BOSTON — No matter whether Marcus Smart plays a game in green, he brought a worthy buzz of excitement to TD Garden when the Celtics snatched him with the No. 6 pick in the 2014 NBA draft on Thursday.
If Smart ends up staying a Celtic, he will be one of the top rookies to watch next season, not just for his skill but for his style. Smart brings a relentless, physical presence far beyond his 6-foot-3, 225-pound frame. On the other hand, if the Celtics end up trading Smart, it would likely bring back an equally exciting piece in return.
With the selection of James Young at No. 17, the reaction was rightfully more tepid.
Young, an 18-year-old swingman out of Kentucky, simultaneously owns the best and worst labels for a draft prospect. His “athleticism” and “upside” are through the roof, which is both why he was a first-round pick and why he was still available when the Celtics’ second pick rolled around. Those terms, after all, are basically code for “hasn’t done anything yet.”
They also mean he has potential, though, loads and loads of potential, which it is now on Young — with the Celtics’ help — to fulfill.
“I take that on as a challenge for myself,” Young said. “I feel like I have a lot of potential to be a lot better, a lot stronger. I’m only 18, so as the years go on, I feel like my game’s going to improve greatly and go to another level.”
Young was streaky for the Wildcats last season, as is to be expected from one of the youngest freshman in the country. His shooting peaked and valleyed from game to game, although he did get hot during the postseason to become a key part of Kentucky’s run to the NCAA championship game.
“He’s got a stroke that’s just going to get better and better,” Celtics coach Brad Stevens said. “He’s a young guy, but we felt like he was a very, very undervalued scoring wing in this draft. Everybody in the room had him ranked a lot higher than 17, so we were very surprised he was available at 17. We were thrilled he was available at 17.”
Young already has a connection with Smart. They were roommates at the NBA draft combine in Chicago, and Young said their games and personalities could complement each other. Both have excellent length for their positions, with Smart bringing the rim-attacking aggression while Young attacks scrambling defenders from the wing.
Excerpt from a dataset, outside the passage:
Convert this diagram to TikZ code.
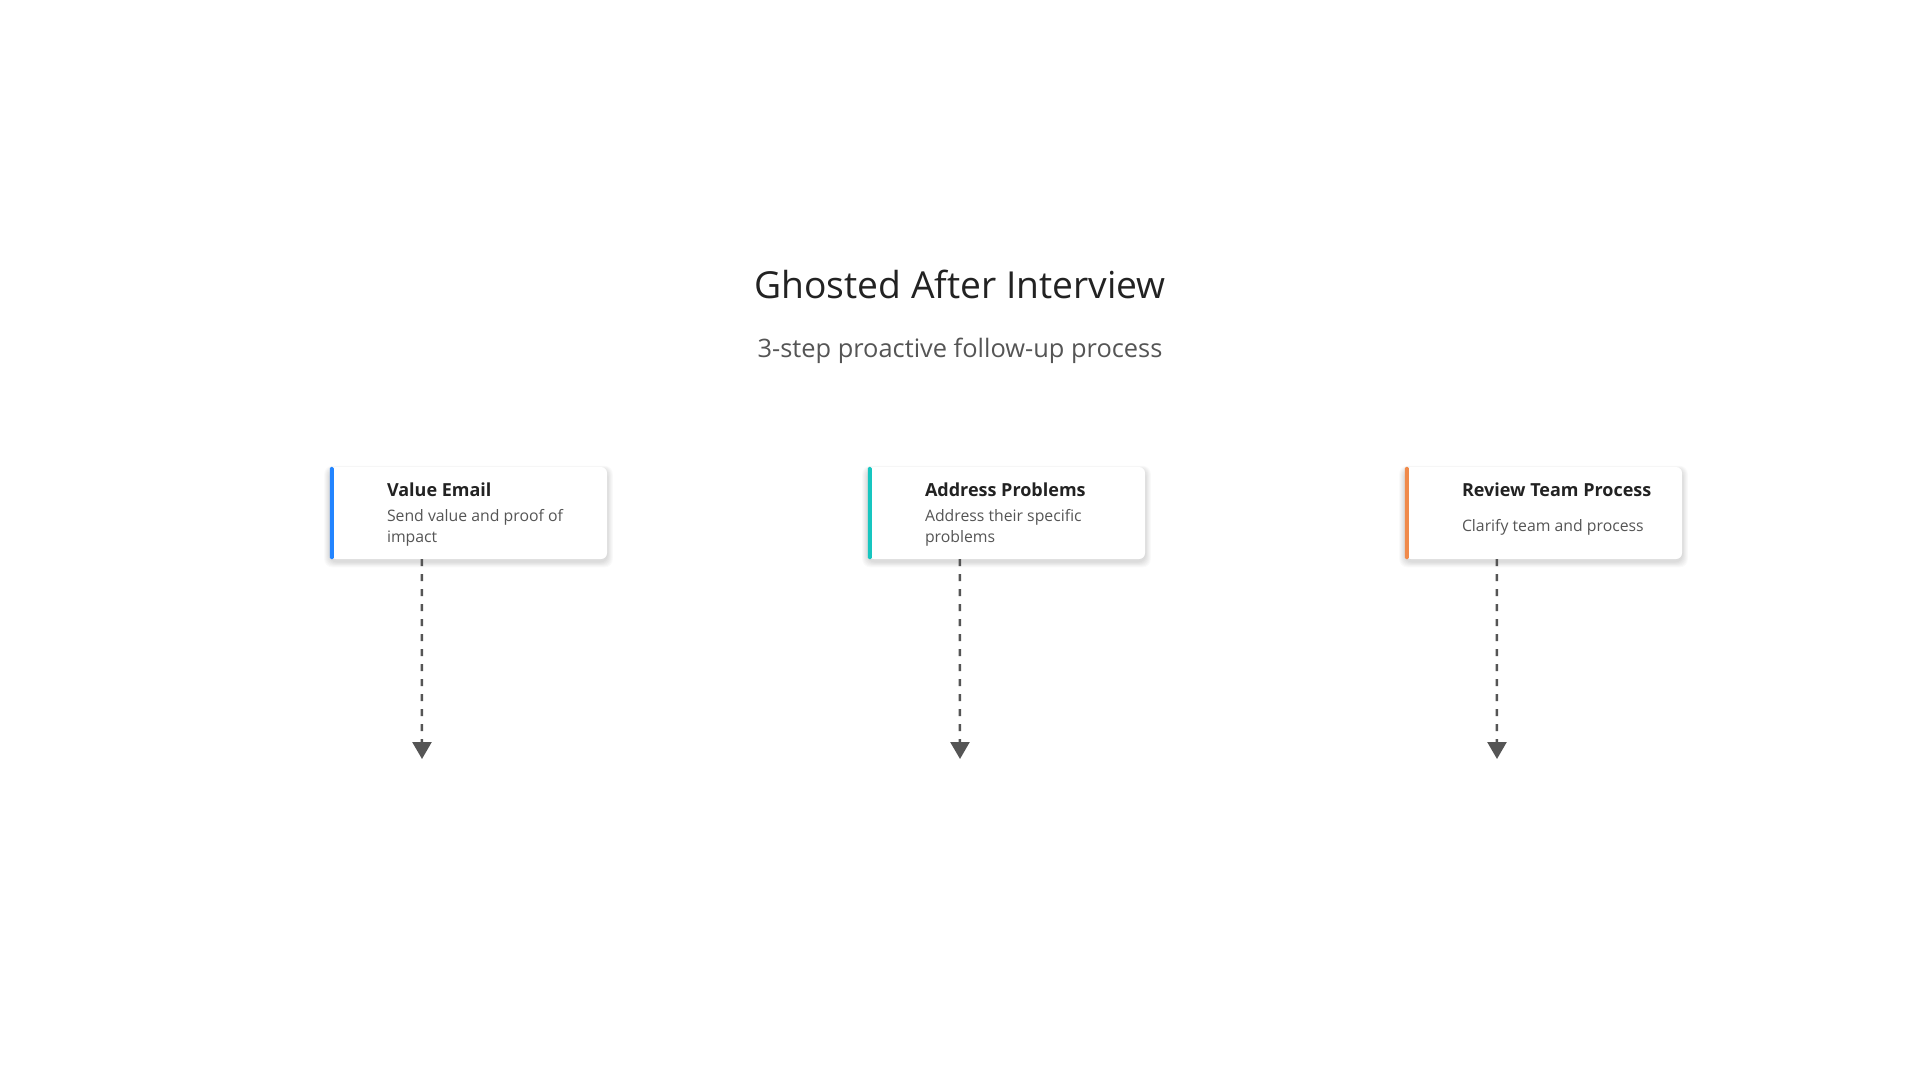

The duo would also bring one quality that does not show up in a lot of scouting reports, Young said, but a quality Celtics fans will appreciate.
“Just the way (Smart) plays is tough,” Young said. “That’s how Boston players are. I feel like he fits in great with that. I’m tough, too. Me and him bringing that toughness together in the backcourt is going to bring a lot of problems for the other team.”